А я упорно повторяла шепотом: «Все равно богадельня».
Наталья Арсеньевна очень радовалась тогда моим розеткам и все приговаривала: «Мне уж теперь ничего не нужно, Сашенька. Только внимание твое мне дорого. Очень они славные. Спасибо, голубчик. И знаешь, Сашенька, ты ко мне часто не езди. Не надо. У тебя много дел, а ко мне ездить далеко. Да и тяжко тебе, наверное, видеть это царство старости. Сердечко у тебя доброе, чувствительное».
Я жевала тогда вишневое варенье и чувствовала, как горько мне во рту от приторно-сладких ягод. Горечь разливалась, становилась нестерпимой и переходила в какую-то неведомую мне ранее боль.
Комната Натальи Арсеньевны была большая, неуютная, с казенной мебелью и противными холодными обоями лягушачьего цвета. Только множество книг в старинных переплетах придавало ей какой-то человеческий облик.
«Прекрасно ее устроили. Комната большая, светлая, с балкончиком. Человеку в ее возрасте и желать лучшего невозможно», — внушала по телефону больше себе, чем своей приятельнице, мама.
Я слушала маму и чувствовала, как она врет себе. Словно говорила не о ней, не о Наталье Арсеньевне, а о каком-то почти незнакомом человеке, предел счастья которого сводился к обладанию большой светлой комнатой на старости лет.

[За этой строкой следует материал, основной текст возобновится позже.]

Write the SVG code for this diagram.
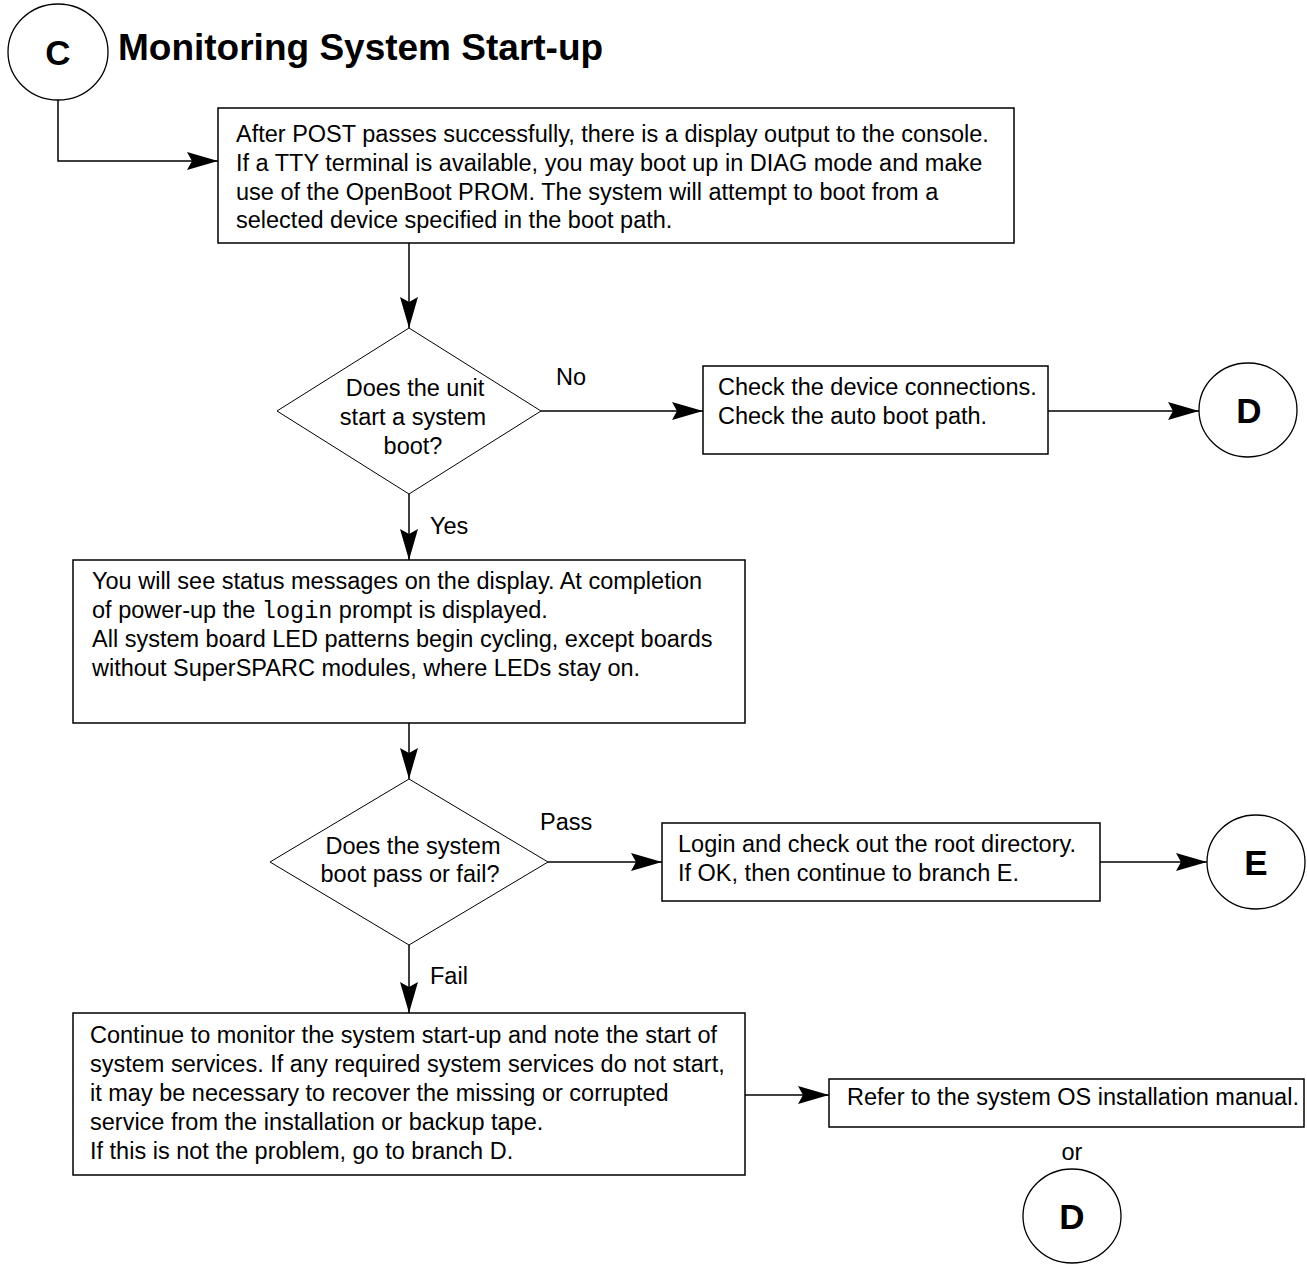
<svg xmlns="http://www.w3.org/2000/svg" width="1307" height="1264" viewBox="0 0 1307 1264">
<style>
  .bg{fill:#fff}
  .box{fill:#fff;stroke:#000;stroke-width:1.5}
  .dia{fill:#fff;stroke:#000;stroke-width:1}
  .circ{fill:#fff;stroke:#000;stroke-width:1.3}
  .t{font-family:"Liberation Sans",Arial,Helvetica,sans-serif;font-size:23.5px;fill:#000}
  .m{font-family:"Liberation Mono","Courier New",monospace}
  .mid{text-anchor:middle}
  .lbl{font-family:"Liberation Sans",Arial,Helvetica,sans-serif;font-size:35px;font-weight:bold;text-anchor:middle;fill:#000}
  .title{font-family:"Liberation Sans",Arial,Helvetica,sans-serif;font-size:37px;font-weight:bold;fill:#000}
  .ln{fill:none;stroke:#000;stroke-width:1.5;marker-end:url(#ah)}
</style>
<defs>
  <marker id="ah" markerUnits="userSpaceOnUse" markerWidth="32" markerHeight="20" refX="31" refY="9" orient="auto">
    <path d="M0,0 L31,9 L0,18 L5,9 Z" fill="#000"/>
  </marker>
</defs>
<rect class="bg" x="0" y="0" width="1307" height="1264"/>

<g id="connectors">
  <polyline class="ln" points="58,100 58,161 218,161"/>
  <line class="ln" x1="409" y1="243" x2="409" y2="328"/>
  <line class="ln" x1="541" y1="411" x2="703" y2="411"/>
  <line class="ln" x1="1048" y1="411" x2="1199" y2="411"/>
  <line class="ln" x1="409" y1="494" x2="409" y2="560"/>
  <line class="ln" x1="409" y1="723" x2="409" y2="779"/>
  <line class="ln" x1="548" y1="862" x2="662" y2="862"/>
  <line class="ln" x1="1100" y1="862" x2="1207" y2="862"/>
  <line class="ln" x1="409" y1="945" x2="409" y2="1013"/>
  <line class="ln" x1="745" y1="1095" x2="829" y2="1095"/>
  <text class="t" x="556" y="385">No</text>
  <text class="t" x="430" y="534">Yes</text>
  <text class="t" x="540" y="830">Pass</text>
  <text class="t" x="430" y="984">Fail</text>
</g>

<g id="nodeC">
  <ellipse class="circ" cx="58" cy="52" rx="50" ry="48"/>
  <text class="lbl" x="58" y="65">C</text>
</g>
<g id="title">
  <text class="title" x="118" y="60">Monitoring System Start-up</text>
</g>

<g id="box1">
  <rect class="box" x="218" y="108" width="796" height="135"/>
  <text class="t" x="236" y="142">After POST passes successfully, there is a display output to the console.</text>
  <text class="t" x="236" y="171">If a TTY terminal is available, you may boot up in DIAG mode and make</text>
  <text class="t" x="236" y="200">use of the OpenBoot PROM. The system will attempt to boot from a</text>
  <text class="t" x="236" y="228">selected device specified in the boot path.</text>
</g>

<g id="decision1">
  <polygon class="dia" points="409,328 541,411 409,494 277,411"/>
  <text class="t mid" x="415" y="396">Does the unit</text>
  <text class="t mid" x="413" y="425">start a system</text>
  <text class="t mid" x="413" y="454">boot?</text>
</g>

<g id="box2">
  <rect class="box" x="703" y="366" width="345" height="88"/>
  <text class="t" x="718" y="395">Check the device connections.</text>
  <text class="t" x="718" y="424">Check the auto boot path.</text>
</g>

<g id="nodeD1">
  <ellipse class="circ" cx="1248" cy="410" rx="49" ry="47"/>
  <text class="lbl" x="1249" y="423">D</text>
</g>

<g id="box3">
  <rect class="box" x="73" y="560" width="672" height="163"/>
  <text class="t" x="92" y="589">You will see status messages on the display. At completion</text>
  <text class="t" x="92" y="618">of power-up the <tspan class="m">login</tspan> prompt is displayed.</text>
  <text class="t" x="92" y="647">All system board LED patterns begin cycling, except boards</text>
  <text class="t" x="92" y="676">without SuperSPARC modules, where LEDs stay on.</text>
</g>

<g id="decision2">
  <polygon class="dia" points="409,779 548,862 409,945 270,862"/>
  <text class="t mid" x="413" y="854">Does the system</text>
  <text class="t mid" x="410" y="882">boot pass or fail?</text>
</g>

<g id="box4">
  <rect class="box" x="662" y="823" width="438" height="78"/>
  <text class="t" x="678" y="852">Login and check out the root directory.</text>
  <text class="t" x="678" y="881">If OK, then continue to branch E.</text>
</g>

<g id="nodeE">
  <ellipse class="circ" cx="1256" cy="862" rx="49" ry="47"/>
  <text class="lbl" x="1256" y="875">E</text>
</g>

<g id="box5">
  <rect class="box" x="73" y="1013" width="672" height="162"/>
  <text class="t" x="90" y="1043">Continue to monitor the system start-up and note the start of</text>
  <text class="t" x="90" y="1072">system services. If any required system services do not start,</text>
  <text class="t" x="90" y="1101">it may be necessary to recover the missing or corrupted</text>
  <text class="t" x="90" y="1130">service from the installation or backup tape.</text>
  <text class="t" x="90" y="1159">If this is not the problem, go to branch D.</text>
</g>

<g id="box6">
  <rect class="box" x="829" y="1079" width="475" height="48"/>
  <text class="t" x="847" y="1105">Refer to the system OS installation manual.</text>
</g>

<g id="or">
  <text class="t mid" x="1072" y="1160">or</text>
</g>

<g id="nodeD2">
  <ellipse class="circ" cx="1072" cy="1216" rx="49" ry="47"/>
  <text class="lbl" x="1072" y="1229">D</text>
</g>
</svg>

Наталья Арсеньевна была права. У меня чувствительное сердце. Но слова «чувствительное» и «доброе» далеки друг от друга, как младенчество от старости. Доброе сердце совершает поступки, и порой это тяжкий, мучительный труд рассудку вопреки. Сердце чувствительное, коим я обладаю, лишь созерцает, хотя и рвется на куски от сострадания. Мама, я, многочисленные ученики Натальи Арсеньевны имели чувствительные сердца. И все вместе, сочувствуя и сострадая, позволили сдать ее в богадельню.

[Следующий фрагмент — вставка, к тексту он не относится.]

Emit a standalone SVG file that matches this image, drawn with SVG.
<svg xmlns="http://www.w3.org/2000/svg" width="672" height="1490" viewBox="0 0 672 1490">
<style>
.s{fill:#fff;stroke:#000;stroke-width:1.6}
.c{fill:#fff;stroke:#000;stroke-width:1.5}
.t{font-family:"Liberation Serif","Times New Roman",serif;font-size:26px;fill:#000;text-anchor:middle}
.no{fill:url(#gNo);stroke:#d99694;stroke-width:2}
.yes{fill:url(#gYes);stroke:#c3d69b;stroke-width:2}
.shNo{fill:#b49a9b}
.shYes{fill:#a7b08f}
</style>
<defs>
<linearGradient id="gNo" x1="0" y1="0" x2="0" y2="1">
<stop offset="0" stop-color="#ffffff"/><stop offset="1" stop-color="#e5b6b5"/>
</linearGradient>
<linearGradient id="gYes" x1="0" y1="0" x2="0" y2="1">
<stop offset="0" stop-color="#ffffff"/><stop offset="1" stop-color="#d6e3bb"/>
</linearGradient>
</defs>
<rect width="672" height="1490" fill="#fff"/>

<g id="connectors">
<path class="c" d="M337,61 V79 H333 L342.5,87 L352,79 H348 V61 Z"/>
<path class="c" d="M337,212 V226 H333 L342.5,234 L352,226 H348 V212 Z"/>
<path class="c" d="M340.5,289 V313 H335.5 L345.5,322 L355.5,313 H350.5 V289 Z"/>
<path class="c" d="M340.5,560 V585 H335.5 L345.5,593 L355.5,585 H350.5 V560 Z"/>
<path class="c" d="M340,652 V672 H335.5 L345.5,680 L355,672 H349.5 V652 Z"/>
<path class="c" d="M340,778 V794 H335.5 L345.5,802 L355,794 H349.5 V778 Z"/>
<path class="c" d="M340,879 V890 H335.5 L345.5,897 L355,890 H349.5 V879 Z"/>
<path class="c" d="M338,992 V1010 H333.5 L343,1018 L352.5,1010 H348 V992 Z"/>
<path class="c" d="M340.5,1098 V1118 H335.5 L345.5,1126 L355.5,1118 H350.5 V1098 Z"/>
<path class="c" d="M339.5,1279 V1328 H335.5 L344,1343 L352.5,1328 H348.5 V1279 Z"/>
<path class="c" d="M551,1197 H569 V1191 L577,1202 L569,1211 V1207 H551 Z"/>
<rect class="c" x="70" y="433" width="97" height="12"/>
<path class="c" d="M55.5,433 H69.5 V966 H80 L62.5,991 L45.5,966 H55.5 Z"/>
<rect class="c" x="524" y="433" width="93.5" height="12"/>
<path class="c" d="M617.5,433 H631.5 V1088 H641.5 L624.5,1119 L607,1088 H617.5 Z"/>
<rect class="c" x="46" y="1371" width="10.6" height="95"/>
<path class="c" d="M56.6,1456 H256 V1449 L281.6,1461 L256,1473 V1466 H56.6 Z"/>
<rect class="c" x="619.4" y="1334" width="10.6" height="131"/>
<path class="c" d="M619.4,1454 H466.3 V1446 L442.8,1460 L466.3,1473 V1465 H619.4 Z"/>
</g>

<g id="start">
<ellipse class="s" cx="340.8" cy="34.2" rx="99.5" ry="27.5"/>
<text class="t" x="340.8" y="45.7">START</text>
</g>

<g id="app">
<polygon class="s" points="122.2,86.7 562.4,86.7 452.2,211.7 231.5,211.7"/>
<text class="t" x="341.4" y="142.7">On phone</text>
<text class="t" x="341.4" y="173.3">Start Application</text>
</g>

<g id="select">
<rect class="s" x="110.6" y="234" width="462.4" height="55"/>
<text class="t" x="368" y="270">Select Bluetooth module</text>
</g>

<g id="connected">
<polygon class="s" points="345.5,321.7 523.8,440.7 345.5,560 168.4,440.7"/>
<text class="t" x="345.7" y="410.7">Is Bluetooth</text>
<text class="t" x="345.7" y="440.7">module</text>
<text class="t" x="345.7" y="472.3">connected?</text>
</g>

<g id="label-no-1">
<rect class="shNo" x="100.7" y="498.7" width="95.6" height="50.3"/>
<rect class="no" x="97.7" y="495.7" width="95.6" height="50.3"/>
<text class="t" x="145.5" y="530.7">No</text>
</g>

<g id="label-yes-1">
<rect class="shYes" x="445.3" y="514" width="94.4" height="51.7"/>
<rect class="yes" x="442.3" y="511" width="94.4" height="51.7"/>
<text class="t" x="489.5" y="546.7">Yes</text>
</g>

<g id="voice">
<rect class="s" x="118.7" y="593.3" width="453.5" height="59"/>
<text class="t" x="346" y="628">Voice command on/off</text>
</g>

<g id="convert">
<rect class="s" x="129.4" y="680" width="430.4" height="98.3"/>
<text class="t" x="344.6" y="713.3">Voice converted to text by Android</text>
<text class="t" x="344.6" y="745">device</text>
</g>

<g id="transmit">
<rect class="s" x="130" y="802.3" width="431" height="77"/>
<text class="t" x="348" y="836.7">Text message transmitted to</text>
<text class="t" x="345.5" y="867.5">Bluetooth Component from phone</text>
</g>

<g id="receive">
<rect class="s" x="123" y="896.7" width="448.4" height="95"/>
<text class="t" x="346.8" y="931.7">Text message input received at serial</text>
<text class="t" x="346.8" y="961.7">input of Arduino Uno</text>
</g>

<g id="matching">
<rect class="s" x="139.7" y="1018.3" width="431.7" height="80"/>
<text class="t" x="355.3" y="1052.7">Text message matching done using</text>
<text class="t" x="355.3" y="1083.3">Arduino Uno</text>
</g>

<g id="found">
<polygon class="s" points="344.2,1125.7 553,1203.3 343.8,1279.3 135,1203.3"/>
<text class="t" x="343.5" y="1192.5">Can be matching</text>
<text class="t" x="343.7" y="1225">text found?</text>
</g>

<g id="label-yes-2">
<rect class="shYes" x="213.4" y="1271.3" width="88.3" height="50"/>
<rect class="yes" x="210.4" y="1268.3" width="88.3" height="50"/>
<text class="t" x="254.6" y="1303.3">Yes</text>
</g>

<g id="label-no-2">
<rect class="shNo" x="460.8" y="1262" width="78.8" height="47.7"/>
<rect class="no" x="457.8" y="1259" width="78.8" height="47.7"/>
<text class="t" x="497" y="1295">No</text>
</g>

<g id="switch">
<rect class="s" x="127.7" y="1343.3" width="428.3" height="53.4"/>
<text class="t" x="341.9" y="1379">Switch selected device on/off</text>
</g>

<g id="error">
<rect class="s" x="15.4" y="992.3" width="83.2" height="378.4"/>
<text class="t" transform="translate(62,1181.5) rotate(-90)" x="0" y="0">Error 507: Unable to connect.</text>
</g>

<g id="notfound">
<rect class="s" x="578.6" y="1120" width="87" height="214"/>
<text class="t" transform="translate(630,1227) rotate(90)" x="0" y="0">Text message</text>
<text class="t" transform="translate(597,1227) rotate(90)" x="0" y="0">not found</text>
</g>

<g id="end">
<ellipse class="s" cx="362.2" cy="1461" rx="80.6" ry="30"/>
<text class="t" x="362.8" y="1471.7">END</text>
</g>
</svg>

Меня зазнобило. Даже теплые Мотины носки и одеяло не помогали. Чтобы согреться, я свернулась в клубок. Увидела как наяву старомодное двухместное купе вагона дальнего следования. Двух женщин. Одна пожилая, в хорошо сшитом дорожном костюме. Прическа сильно взбита, седые волосы красиво отливают голубизной. Взгляд беспокойных карих глаз устремлен вроде бы за окно, на мелькающие заснеженные пейзажи. А на самом деле незаметно наблюдает барыня за тоненькой девушкой с покрасневшими веками заплаканных глаз, в маленькой меховой шапочке, какие носили институтки и слушательницы Бестужевских курсов, в скромном синем платье с клетчатым воротничком. От внимательных глаз барыни не укрылось, как подрагивают хрупкие пальцы на плотно стиснутых коленях, как судорожно сглатывает девушка слюну.